Friday, November 21, 2008

More Heads Will Roll

This post first appeared on Minyanville.

The world’s bankers, besieged by the credit crisis, may soon be busting out the bellbottoms.

According to CTPartners, an executive search firm, the ranks of financial professionals are shrinking so fast we could “go back to the investment banks of the 1960s and 70s.”

Brian Sullivan, the firm’s chief CEO, told Bloomberg layoffs in the financial industry could double by the middle of next year. As many as 350,000 people may lose their jobs before it's all said and done. “This is the financial equivalent of World War II. It’s unprecedented. You’re seeing a seismic shift in the population of banking.”

With Citigroup’s (C) recent announcement of more than 50,000 job cuts, the headcounts at banks, insurance companies and other financial service firms continue to shrink.

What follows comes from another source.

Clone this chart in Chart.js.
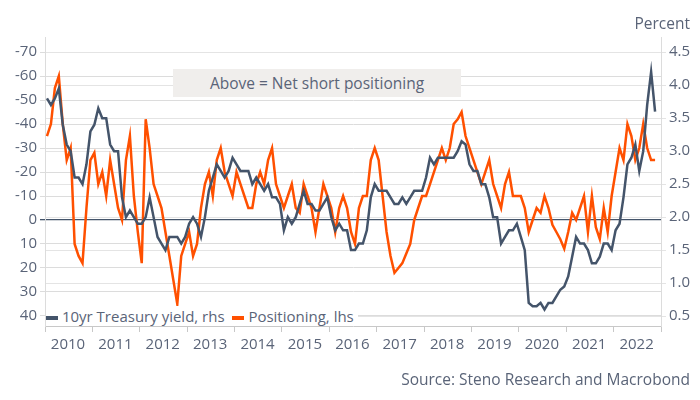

As credit markets seized up last year, banks began to lose access to easy leverage. For years, Citi, along with former investment banks Goldman Sachs (GS) and Morgan Stanley (MS), grew massive trading operations to supplement their traditional role as transaction advisors, research firms and brokerages.

Now that those business lines are suffering massive losses, forcing banks to shutter operations and pare back risky positions. Former traders, structured finance wizards and salespeople are finding their services are no longer needed.

And job losses aren’t just being felt in the ivory towers of Wall Street.

Washington Mutual, the Seattle-based thrift that collapsed in September and was snatched up by JPMorgan (JPM), announced this morning it would lay off 1,600 workers in the San Francisco Bay Area. As part of its efforts to merge with JP Morgan, WaMu is closing operations centers in San Francisco as well as Pleasanton, about an hour to the east.

Yesterday
, Bank of New York Mellon (BK) said it would fire 1,800 of its 43,000 employees. The firm blamed a need to cut costs in response to the weakness in the global economy.

As firms across industries hand out pink slips, consumers will further retrench, spurning the superfluous and buying only what they need.

This doesn’t bode well for purveyors of the unnecessary, say, for example, Coach (COH). A $800 handbag just isn’t that cool if you’re holding it in the queue at the unemployment office.